Trinidad took Nehru’s help to regain US-controlled bases

Eric Williams, the first prime minister of Trinidad and Tobago, had sought the assistance of India’s first prime minister Jawaharlal Nehru to regain US-controlled bases in the Caribbean nation, a top politician said.

Williams, who was prime minister during 1962-1981, sent former deputy prime minister Kamaluddin Mohammed to meet Nehru to seek his support.

“Dr. Williams had sent me to meet Prime Minister Nehru to seek his support and guidance in regaining Chaguaramas, Carlsen Field and Waller Field, which were leased to the Americans by the British in exchange for warships during World War II,” Mohammed said at a function to mark the International Scholars’ Day at the Mahatma Gandhi Institute for Cultural Cooperation.

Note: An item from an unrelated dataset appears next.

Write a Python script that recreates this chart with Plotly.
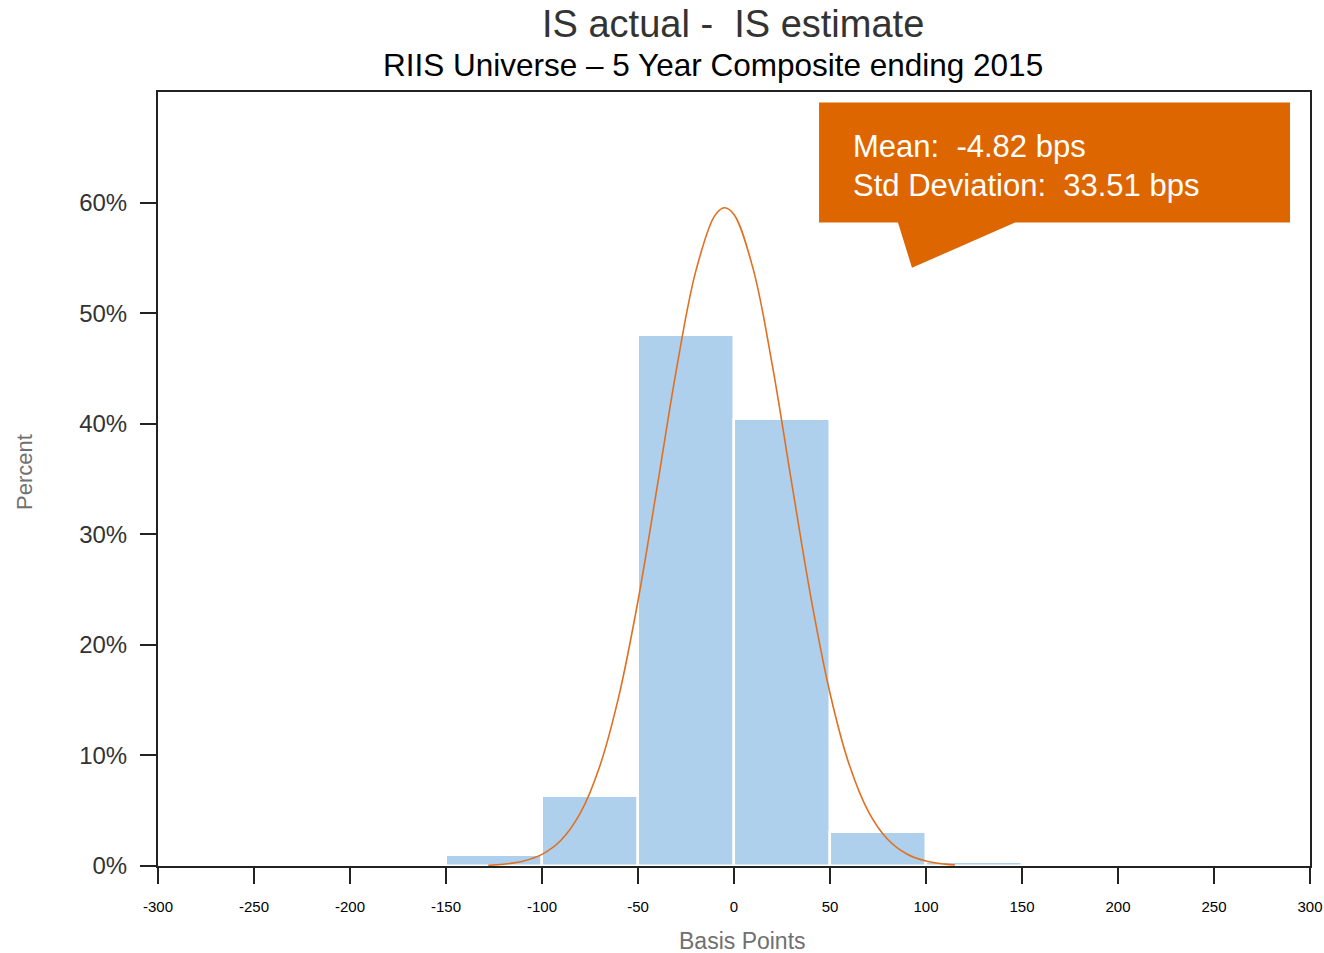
import plotly.graph_objects as go

# ---- data ----
bin_centers = [-125, -75, -25, 25, 75, 125]
bin_percent = [1.0, 6.3, 48.0, 40.4, 3.1, 0.4]
bin_width = 50

curve_x = [-128, -120, -110, -100, -90, -80, -70, -60, -50, -40, -30, -20, -10, -5, 0,
           10, 20, 30, 40, 50, 60, 70, 80, 90, 100, 110, 115]
curve_y = [0.06, 0.16, 0.43, 1.05, 2.35, 4.80, 8.98, 15.34, 23.99, 34.31, 44.89, 53.73, 58.82, 59.53, 58.92,
           53.98, 45.25, 34.70, 24.34, 15.62, 9.17, 4.92, 2.42, 1.09, 0.45, 0.17, 0.10]

x_ticks = [-300, -250, -200, -150, -100, -50, 0, 50, 100, 150, 200, 250, 300]
y_ticks = [0, 10, 20, 30, 40, 50, 60]
y_tick_labels = ["0%", "10%", "20%", "30%", "40%", "50%", "60%"]

title = "IS actual -  IS estimate"
subtitle = "RIIS Universe \u2013 5 Year Composite ending 2015"
stats_lines = ["Mean:\u00a0\u00a0-4.82 bps", "Std Deviation:\u00a0\u00a033.51 bps"]

FONT = "Liberation Sans, Arial, sans-serif"
BAR_COLOR = "#AFD0EC"
CURVE_COLOR = "#E07020"
BOX_COLOR = "#DE6600"

W, H = 1324, 953
ML, MR, MT, MB = 158, 14, 92, 87
PW, PH = W - ML - MR, H - MT - MB


def px_x(p):
    return (p - ML) / PW


def px_y(p):
    return (H - MB - p) / PH


fig = go.Figure()
fig.add_trace(go.Bar(
    x=bin_centers, y=bin_percent, width=[bin_width] * len(bin_centers),
    marker=dict(color=BAR_COLOR, line=dict(color="white", width=2.5)),
    showlegend=False, hoverinfo="skip"))
fig.add_trace(go.Scatter(
    x=curve_x, y=curve_y, mode="lines", line=dict(color=CURVE_COLOR, width=1.6),
    line_shape="spline", showlegend=False, hoverinfo="skip"))

# callout box (data coordinates)
x0, x1, y0, y1 = 44.3, 289.6, 58.2, 69.05
tail_a, tail_b, tip_x, tip_y = 146.4, 85.4, 92.7, 54.1
path = (f"M {x0},{y1} L {x1},{y1} L {x1},{y0} L {tail_a},{y0} "
        f"L {tip_x},{tip_y} L {tail_b},{y0} L {x0},{y0} Z")
fig.add_shape(type="path", path=path, xref="x", yref="y",
              fillcolor=BOX_COLOR, line=dict(color=BOX_COLOR, width=0), layer="above")

fig.add_annotation(x=px_x(851), y=px_y(146), xref="paper", yref="paper", text=stats_lines[0],
                   showarrow=False, xanchor="left", yanchor="middle",
                   font=dict(family=FONT, size=31, color="white"))
fig.add_annotation(x=px_x(851), y=px_y(185), xref="paper", yref="paper", text=stats_lines[1],
                   showarrow=False, xanchor="left", yanchor="middle",
                   font=dict(family=FONT, size=31, color="white"))

fig.add_annotation(x=px_x(733), y=px_y(24), xref="paper", yref="paper", text=title,
                   showarrow=False, xanchor="center", yanchor="middle",
                   font=dict(family=FONT, size=38, color="#333333"))
fig.add_annotation(x=px_x(713), y=px_y(65), xref="paper", yref="paper", text=subtitle,
                   showarrow=False, xanchor="center", yanchor="middle",
                   font=dict(family=FONT, size=31.5, color="#000000"))
fig.add_annotation(x=px_x(25), y=px_y(472), xref="paper", yref="paper", text="Percent",
                   showarrow=False, xanchor="center", yanchor="middle", textangle=-90,
                   font=dict(family=FONT, size=22, color="#707070"))
fig.add_annotation(x=px_x(742), y=px_y(941), xref="paper", yref="paper", text="Basis Points",
                   showarrow=False, xanchor="center", yanchor="middle",
                   font=dict(family=FONT, size=23, color="#707070"))

fig.update_layout(
    width=W, height=H,
    margin=dict(l=ML, r=MR, t=MT, b=MB, autoexpand=False),
    paper_bgcolor="white", plot_bgcolor="white",
    bargap=0,
    xaxis=dict(range=[-300, 300], tickvals=x_ticks, ticktext=[str(v) for v in x_ticks],
               ticks="outside", ticklen=16, tickwidth=2, tickcolor="#222222",
               showline=True, linecolor="#222222", linewidth=2, mirror=True,
               showgrid=False, zeroline=False, ticklabelstandoff=10,
               tickfont=dict(family="Liberation Sans Narrow, Arial Narrow, Liberation Sans, sans-serif",
                             size=15, color="#000000")),
    yaxis=dict(range=[0, 70], tickvals=y_ticks, ticktext=y_tick_labels,
               ticks="outside", ticklen=16, tickwidth=2, tickcolor="#222222",
               showline=True, linecolor="#222222", linewidth=2, mirror=True,
               showgrid=False, zeroline=False, ticklabelstandoff=8,
               tickfont=dict(family=FONT, size=24, color="#333333")),
)

fig.write_html("out.html", config={"displayModeBar": False},
               post_script="document.body.style.margin='0';document.body.style.overflow='hidden';")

“Soon after our meeting, Pandit Nehru despatched a letter to the then British prime minister and the rest is now history. Chaguaramas was handed back to the government of Trinidad and Tobago in 1967, five years after independence in August 1962,” he said.

Nehru had hailed Williams as “a brilliant man, an original thinker with dynamic leadership and statesman qualities”, Mohammed said.

Praising India’s first education minister Maulana Abul Kalam Azad, Mohammed said Azad was “a great thinker and orator who set the agenda for education in India”.

He said Azad was called India’s “Lord of Dialogue” because “he sought to meet with all sectors — political, religious, cultural, social and economic — of the Indian populace in preparation for the smooth sailing for independence”.

Trinidad and Tobago has a huge Indian diaspora. Indians were brought to the Caribbean between 1845 and 1917 to rebuild the agricultural sector after the emancipation of slavery. Around 148,000 Indians came from Uttar Pradesh and Bihar.